Backpack cooler vs hard cooler: which should you bring?
Quick answer
Choose a hard cooler for multi-day ice retention and big-group capacity when you can park it in one spot. Choose a backpack cooler when you have to carry it — hiking, boating, flying, walking to the beach — or when you want one bag that doubles as dry storage. For most day trips and travel, a convertible backpack cooler is the more practical pick.

When a hard cooler wins
If you're feeding a crowd from one basecamp — a campsite, a tailgate, a cabin — a hard cooler's thick walls hold ice for days and shrug off abuse. The catch is weight and shape: you carry it by hand, two-handed, and it does exactly one job.
When a backpack cooler wins
The moment you have to move it any distance, the math flips. A backpack cooler goes hands-free, fits overhead bins, and rides comfortably on a hike or a dock. A convertible one like the JustinCASE adds a second trick: zip it into dry storage and it replaces your travel bag too.

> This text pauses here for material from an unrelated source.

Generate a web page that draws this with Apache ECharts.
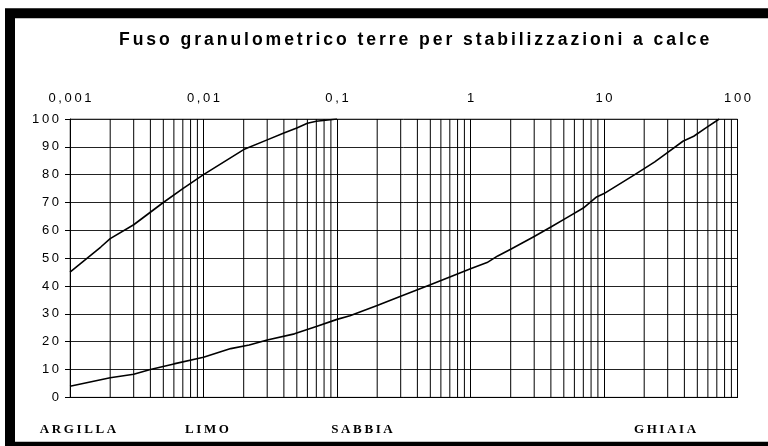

That versatility is why it's the better default for day trips, travel, boating, and anywhere 'getting there' matters as much as 'being there.'
The honest tradeoff
Soft coolers won't out-last a hard cooler on a three-day ice hold — that's physics. But for the trips most people actually take, carrying comfort and dual-purpose space matter more than an extra day of ice you'll never use.
Common questions
Do backpack coolers keep ice as long as hard coolers?+
Not quite — hard coolers have thicker insulation and win on multi-day retention. A quality soft backpack cooler still holds ice through a full day, which covers most trips.
Is a convertible cooler worth it over a regular backpack cooler?+
If you travel or want one bag for dry gear and cold drinks, yes — the dry compartment removes the need for a second bag.